The Nix expression above is not self-contained. It is a function definition that needs to be invoked with all required parameters including all the process managers and profiles that we want to test for.

We can compose tests in the following Nix expression:

{ pkgs ? import <nixpkgs> { inherit system; }
, system ? builtins.currentSystem
, processManagers ? [ "supervisord" "sysvinit" "systemd" "disnix" "s6-rc" ]
, profiles ? [ "privileged" "unprivileged" ]
}:

let
  testService = import ../../nixproc/test-driver/universal.nix {
    inherit system;
  };
in
{

  nginx-reverse-proxy-hostbased = import ./nginx-reverse-proxy-hostbased {
    inherit pkgs processManagers profiles testService;
  };

  docker = import ./docker {
    inherit pkgs processManagers profiles testService;
  };

  ...
}

The above partial Nix expression (default.nix) invokes the function defined in the previous Nix expression that resides in the nginx-reverse-proxy-hostbased directory and propagates all required parameters. It also composes other test cases, such as docker.

The parameters of the composition expression allow you to globally configure all the desired service variants:

• processManagers allows you to select the process managers you want to test for.
• profiles allows you to select the configuration profiles.

With the following command, we can test our system as a privileged user, using systemd as a process manager:

$ nix-build -A nginx-reverse-proxy-hostbased.privileged.systemd

we can also run the same test, but then as an unprivileged user:

$ nix-build -A nginx-reverse-proxy-hostbased.unprivileged.systemd

In addition to systemd, any configured process manager can be used that works in NixOS. The following command runs a privileged test of the same service for sysvinit:

$ nix-build -A nginx-reverse-proxy-hostbased.privileged.sysvinit

Results

With the test driver in place, I have managed to expand my repository of example services, provided test coverage for them and fixed quite a few bugs in the framework caused by regressions.

Below is a screenshot of Hydra: the Nix-based continuous integration service showing an overview of test results for all kinds of variants of a service:

So far, the following services work multi-instance, with multiple process managers, and (optionally) as an unprivileged user:

• Apache HTTP server. In the services repository, there are multiple constructors for deploying an Apache HTTP server: to deploy static web applications or dynamic web applications with PHP, and to use it as a reverse proxy (via HTTP and AJP) with HTTP basic authentication optionally enabled.
• Apache Tomcat.
• Nginx. For Nginx we also have multiple constructors. One to deploy a configuration for serving static web apps, and two for setting up reverse proxies using paths or virtual hosts to forward incoming requests to the appropriate services.
  
  The reverse proxy constructors can also generate configurations that will cache the responses of incoming requests.
• MySQL/MariaDB.
• PostgreSQL.
• InfluxDB.
• MongoDB.
• OpenSSH.
• svnserve.
• xinetd.
• fcron. By default, the fcron user and group are hardwired into the executable. To facilitate unprivileged user deployments, we automatically create a package build override to propagate the --with-run-non-privileged configuration flag so that it can run as unprivileged user. Similarly, for multiple instances we create an override to use a different user and group that does not conflict with the primary instance.
• supervisord
• s6-svscan

The following service also works with multiple instances and multiple process managers, but not as an unprivileged user:

• Docker. In theory, Docker supports rootless deployments, but it is still very highly experimental and I find it very cumbersome to set up.

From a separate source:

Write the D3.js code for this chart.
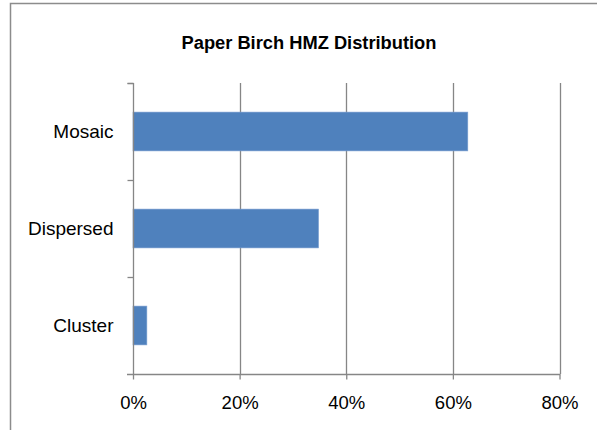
<!DOCTYPE html>
<html>
<head>
<meta charset="utf-8">
<script src="https://cdn.jsdelivr.net/npm/d3@7"></script>
<style>
  body { margin: 0; background: #fff; }
  text { font-family: "Liberation Sans", Arial, sans-serif; fill: #000; }
</style>
</head>
<body>
<svg id="chart"></svg>
<script>
// values
const categories = ['Mosaic', 'Dispersed', 'Cluster'];
const shares = [0.628, 0.348, 0.026];
const tickValues = [0, 0.2, 0.4, 0.6, 0.8];

const W = 597, H = 430;
const plot = {left: 133, right: 559.5, top: 83, bottom: 374};

const svg = d3.select('#chart')
  .attr('width', W)
  .attr('height', H);

// chart frame (right/bottom edges fall outside the picture)
svg.append('rect')
  .attr('x', 10.5).attr('y', 3.5)
  .attr('width', 640).attr('height', 480)
  .attr('fill', 'none')
  .attr('stroke', '#8c8c8c')
  .attr('stroke-width', 1.5);

svg.append('text')
  .attr('x', 309).attr('y', 49)
  .attr('text-anchor', 'middle')
  .style('font-size', '18.3px')
  .style('font-weight', 'bold')
  .text('Paper Birch HMZ Distribution');

const x = d3.scaleLinear()
  .domain([0, 0.8])
  .range([plot.left, plot.right]);

const y = d3.scaleBand()
  .domain(categories)
  .range([plot.top, plot.bottom])
  .paddingInner(0.6)
  .paddingOuter(0.3);

// vertical gridlines
svg.append('g')
  .selectAll('line')
  .data(tickValues.slice(1))
  .join('line')
  .attr('x1', d => Math.round(x(d)) + 0.5)
  .attr('x2', d => Math.round(x(d)) + 0.5)
  .attr('y1', plot.top)
  .attr('y2', plot.bottom)
  .attr('stroke', '#868686')
  .attr('stroke-width', 1.3);

// bars
svg.append('g')
  .selectAll('rect')
  .data(categories.map((c, i) => ({cat: c, v: shares[i]})))
  .join('rect')
  .attr('x', x(0))
  .attr('y', d => y(d.cat))
  .attr('width', d => x(d.v) - x(0))
  .attr('height', y.bandwidth())
  .attr('fill', '#4f81bd')
  .attr('stroke', '#7a9fd0')
  .attr('stroke-width', 0.6);

// bottom axis
const xAxis = svg.append('g')
  .attr('transform', `translate(0,${plot.bottom + 0.5})`)
  .call(d3.axisBottom(x)
    .tickValues(tickValues)
    .tickFormat(d3.format('.0%'))
    .tickSize(5)
    .tickSizeOuter(0)
    .tickPadding(16));
xAxis.select('.domain').remove();
xAxis.append('line')
  .attr('x1', plot.left - 6).attr('x2', plot.right + 1)
  .attr('stroke', '#868686').attr('stroke-width', 1.3);
xAxis.selectAll('.tick line').attr('stroke', '#868686').attr('stroke-width', 1.3);
xAxis.selectAll('.tick text')
  .style('font-family', '"Liberation Sans", Arial, sans-serif')
  .style('font-size', '18.5px')
  .attr('fill', '#000');

// left axis: ticks sit between categories
const yAxis = svg.append('g')
  .attr('transform', `translate(${plot.left + 0.5},0)`)
  .call(d3.axisLeft(y).tickSize(0).tickPadding(20));
yAxis.select('.domain')
  .attr('d', `M0,${plot.top}V${plot.bottom}`)
  .attr('stroke', '#868686').attr('stroke-width', 1.3);
yAxis.selectAll('.tick text')
  .style('font-family', '"Liberation Sans", Arial, sans-serif')
  .style('font-size', '19px')
  .attr('fill', '#000');

const edges = categories.map(c => y(c) - y.step() * y.paddingOuter()).concat([plot.top]);
yAxis.append('g')
  .selectAll('line')
  .data(edges)
  .join('line')
  .attr('x1', -6).attr('x2', 0)
  .attr('y1', d => Math.round(d) + 0.5)
  .attr('y2', d => Math.round(d) + 0.5)
  .attr('stroke', '#868686').attr('stroke-width', 1.3);
</script>
</body>
</html>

The following services work with multiple process managers, but not multi-instance or as an unprivileged user:

• D-Bus
• Disnix
• nix-daemon
• Hydra

In theory, the above services could be adjusted to work as an unprivileged user, but doing so is not very useful -- for example, the nix-daemon's purpose is to facilitate multi-user package deployments. As an unprivileged user, you only want to facilitate package deployments for yourself.

Moreover, the multi-instance aspect is IMO also not very useful to explore for these services. For example, I can not think of a useful scenario to have two Hydra instances running next to each other.

Discussion

The test framework described in this blog post is an important feature addition to the Nix process management framework -- it allowed me to package more services and fix quite a few bugs caused by regressions.

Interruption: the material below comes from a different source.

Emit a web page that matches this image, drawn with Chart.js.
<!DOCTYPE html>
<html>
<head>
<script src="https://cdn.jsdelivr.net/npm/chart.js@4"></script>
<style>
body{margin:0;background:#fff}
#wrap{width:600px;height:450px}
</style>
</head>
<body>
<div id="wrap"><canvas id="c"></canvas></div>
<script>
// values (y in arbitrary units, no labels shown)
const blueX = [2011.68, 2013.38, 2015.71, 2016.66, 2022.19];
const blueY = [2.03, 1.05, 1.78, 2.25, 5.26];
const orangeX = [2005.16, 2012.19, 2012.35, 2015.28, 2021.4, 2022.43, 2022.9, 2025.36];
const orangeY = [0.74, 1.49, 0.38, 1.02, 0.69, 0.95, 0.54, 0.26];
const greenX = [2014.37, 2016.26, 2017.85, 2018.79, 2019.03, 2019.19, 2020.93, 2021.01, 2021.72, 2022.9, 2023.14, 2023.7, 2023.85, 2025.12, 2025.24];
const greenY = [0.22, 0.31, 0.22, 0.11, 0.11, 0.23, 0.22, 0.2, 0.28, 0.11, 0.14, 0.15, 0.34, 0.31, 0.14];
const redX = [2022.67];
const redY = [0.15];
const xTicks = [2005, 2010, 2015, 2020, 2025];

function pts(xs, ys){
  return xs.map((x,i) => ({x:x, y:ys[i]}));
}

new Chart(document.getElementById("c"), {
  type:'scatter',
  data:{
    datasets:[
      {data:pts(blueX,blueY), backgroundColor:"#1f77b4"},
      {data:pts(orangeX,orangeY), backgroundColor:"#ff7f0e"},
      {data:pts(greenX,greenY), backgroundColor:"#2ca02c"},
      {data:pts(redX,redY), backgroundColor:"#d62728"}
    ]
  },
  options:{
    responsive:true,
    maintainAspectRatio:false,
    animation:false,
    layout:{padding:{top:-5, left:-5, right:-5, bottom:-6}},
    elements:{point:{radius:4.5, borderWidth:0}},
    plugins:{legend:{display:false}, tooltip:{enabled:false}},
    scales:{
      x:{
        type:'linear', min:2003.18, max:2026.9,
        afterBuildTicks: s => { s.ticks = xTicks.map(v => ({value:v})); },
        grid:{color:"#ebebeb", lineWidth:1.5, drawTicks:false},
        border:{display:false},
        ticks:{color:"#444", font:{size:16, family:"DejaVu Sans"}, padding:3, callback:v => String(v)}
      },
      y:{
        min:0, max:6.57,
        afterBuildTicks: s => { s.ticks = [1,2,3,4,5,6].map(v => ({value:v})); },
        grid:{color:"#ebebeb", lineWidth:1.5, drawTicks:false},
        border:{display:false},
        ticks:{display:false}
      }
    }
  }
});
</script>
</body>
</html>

I can now finally show that it is doable to package services and make them work under nearly all possible conditions that the framework supports (e.g. multiple instances, multiple process managers, and unprivileged user installations).

The only limitation of the test framework is that it is not operating system agnostic -- the NixOS test driver (that serves as its foundation), only works (as its name implies) with NixOS, which itself is a Linux distribution. As a result, we can not automatically test bsdrc scripts, launchd daemons, and cygrunsrv services.

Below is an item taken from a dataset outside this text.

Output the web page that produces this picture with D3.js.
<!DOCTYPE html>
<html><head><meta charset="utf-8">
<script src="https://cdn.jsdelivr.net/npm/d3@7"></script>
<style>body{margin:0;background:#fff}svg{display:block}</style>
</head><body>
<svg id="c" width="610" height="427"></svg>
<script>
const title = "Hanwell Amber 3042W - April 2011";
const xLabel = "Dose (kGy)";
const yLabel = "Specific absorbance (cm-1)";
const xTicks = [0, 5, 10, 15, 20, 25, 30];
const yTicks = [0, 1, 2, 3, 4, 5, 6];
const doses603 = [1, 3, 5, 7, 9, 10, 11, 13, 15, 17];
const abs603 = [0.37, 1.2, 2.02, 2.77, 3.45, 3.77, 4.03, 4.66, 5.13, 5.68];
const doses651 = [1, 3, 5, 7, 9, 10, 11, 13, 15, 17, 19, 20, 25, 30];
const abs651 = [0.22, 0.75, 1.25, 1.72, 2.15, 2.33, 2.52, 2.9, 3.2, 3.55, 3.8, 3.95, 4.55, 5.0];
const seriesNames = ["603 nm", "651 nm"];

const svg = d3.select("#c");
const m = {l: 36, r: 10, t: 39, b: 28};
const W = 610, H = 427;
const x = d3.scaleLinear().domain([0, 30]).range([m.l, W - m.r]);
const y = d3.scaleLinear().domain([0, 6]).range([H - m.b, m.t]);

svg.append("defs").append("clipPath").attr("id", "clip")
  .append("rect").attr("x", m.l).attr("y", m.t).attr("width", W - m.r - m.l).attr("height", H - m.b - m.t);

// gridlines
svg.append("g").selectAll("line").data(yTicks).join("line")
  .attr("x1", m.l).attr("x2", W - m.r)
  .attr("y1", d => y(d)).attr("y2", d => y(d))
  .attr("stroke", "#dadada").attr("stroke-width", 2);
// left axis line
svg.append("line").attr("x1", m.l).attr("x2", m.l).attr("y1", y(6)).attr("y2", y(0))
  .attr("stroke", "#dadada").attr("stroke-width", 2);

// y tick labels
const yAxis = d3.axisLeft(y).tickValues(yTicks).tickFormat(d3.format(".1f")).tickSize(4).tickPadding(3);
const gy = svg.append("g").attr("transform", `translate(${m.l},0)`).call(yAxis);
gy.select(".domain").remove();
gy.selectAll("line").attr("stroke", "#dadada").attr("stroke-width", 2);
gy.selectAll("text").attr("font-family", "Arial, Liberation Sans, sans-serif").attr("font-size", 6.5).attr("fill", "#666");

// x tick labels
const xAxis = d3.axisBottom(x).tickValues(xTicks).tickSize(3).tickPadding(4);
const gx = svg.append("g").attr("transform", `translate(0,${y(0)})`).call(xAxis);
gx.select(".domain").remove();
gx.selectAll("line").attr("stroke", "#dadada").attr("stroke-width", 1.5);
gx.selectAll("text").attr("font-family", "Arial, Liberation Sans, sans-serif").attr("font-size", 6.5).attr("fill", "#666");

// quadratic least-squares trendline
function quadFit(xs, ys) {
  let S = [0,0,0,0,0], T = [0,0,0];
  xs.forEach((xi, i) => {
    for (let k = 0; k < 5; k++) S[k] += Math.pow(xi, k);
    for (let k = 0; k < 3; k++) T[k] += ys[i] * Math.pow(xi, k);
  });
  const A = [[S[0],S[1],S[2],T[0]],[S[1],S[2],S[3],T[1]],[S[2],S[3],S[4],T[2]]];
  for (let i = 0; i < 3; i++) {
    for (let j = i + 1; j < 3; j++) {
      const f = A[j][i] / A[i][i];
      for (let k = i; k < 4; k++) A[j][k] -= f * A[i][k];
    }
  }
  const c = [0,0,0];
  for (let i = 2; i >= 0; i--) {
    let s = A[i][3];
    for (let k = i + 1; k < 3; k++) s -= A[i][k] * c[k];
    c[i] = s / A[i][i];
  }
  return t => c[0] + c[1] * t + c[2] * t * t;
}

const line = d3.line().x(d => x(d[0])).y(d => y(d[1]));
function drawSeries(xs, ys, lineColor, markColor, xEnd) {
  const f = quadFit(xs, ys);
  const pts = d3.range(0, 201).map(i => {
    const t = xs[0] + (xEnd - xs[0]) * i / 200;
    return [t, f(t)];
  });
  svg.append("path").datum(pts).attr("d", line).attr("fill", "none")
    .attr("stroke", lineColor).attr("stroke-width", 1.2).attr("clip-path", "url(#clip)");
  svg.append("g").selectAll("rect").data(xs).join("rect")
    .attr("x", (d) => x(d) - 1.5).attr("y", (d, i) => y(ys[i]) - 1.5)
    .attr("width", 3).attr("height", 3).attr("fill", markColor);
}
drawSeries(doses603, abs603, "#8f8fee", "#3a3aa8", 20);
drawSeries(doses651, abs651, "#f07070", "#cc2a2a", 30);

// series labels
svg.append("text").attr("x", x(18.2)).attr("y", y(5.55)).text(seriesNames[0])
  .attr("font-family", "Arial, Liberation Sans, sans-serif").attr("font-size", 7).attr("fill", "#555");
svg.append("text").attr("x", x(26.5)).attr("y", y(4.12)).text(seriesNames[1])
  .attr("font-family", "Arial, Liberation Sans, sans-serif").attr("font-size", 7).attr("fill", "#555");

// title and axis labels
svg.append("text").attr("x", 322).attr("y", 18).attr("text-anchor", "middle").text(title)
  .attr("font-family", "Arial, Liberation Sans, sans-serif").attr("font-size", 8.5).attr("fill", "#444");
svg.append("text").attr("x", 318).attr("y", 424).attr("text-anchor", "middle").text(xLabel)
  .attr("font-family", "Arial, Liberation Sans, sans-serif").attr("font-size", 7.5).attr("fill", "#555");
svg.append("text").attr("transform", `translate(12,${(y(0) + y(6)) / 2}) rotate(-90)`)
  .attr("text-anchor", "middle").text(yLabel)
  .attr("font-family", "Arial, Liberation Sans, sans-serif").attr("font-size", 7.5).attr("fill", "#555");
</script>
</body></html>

In theory, it is also possible to make a more generalized test driver that works with multiple operating systems. The NixOS test driver is a combination of ideas (e.g. a shared Nix store between the host and guest system, an API to control QEMU, and an API to manage services). We could also dissect these ideas and run them on conventional QEMU VMs running different operating systems (with the Nix package manager).

Although making a more generalized test driver is interesting, it is beyond the scope of the Nix process management framework (which is about managing process instances, not entire systems).

Another drawback is that while it is possible to test all possible service variants on Linux, it may be very expensive to do so.

However, full process manager coverage is often not required to get a reasonable level of confidence. For many services, it typically suffices to implement the following strategy:

• Pick two process managers: one that prefers foreground processes (e.g. supervisord) and one that prefers daemons (e.g. sysvinit). This is the most significant difference (from a configuration perspective) between all these different process managers.
• If a service supports multiple configuration variants, and multiple instances, then create a processes model that concurrently deploys all these variants.

Implementing the above strategy only requires you to test four variants, providing a high degree of certainty that it will work with all other process managers as well.

Future work

Most of the interesting functionality required to work with the Nix process management framework is now implemented. I still need to implement more changes to make it more robust and "dog food" more of my own problems as much as possible.

Moreover, the docker backend still requires a bit more work to make it more usable.

Eventually, I will be thinking of an RFC that will upstream the interesting bits of the framework into Nixpkgs.

Availability

The Nix process management framework repository as well as the example services repository can be obtained from my GitHub page.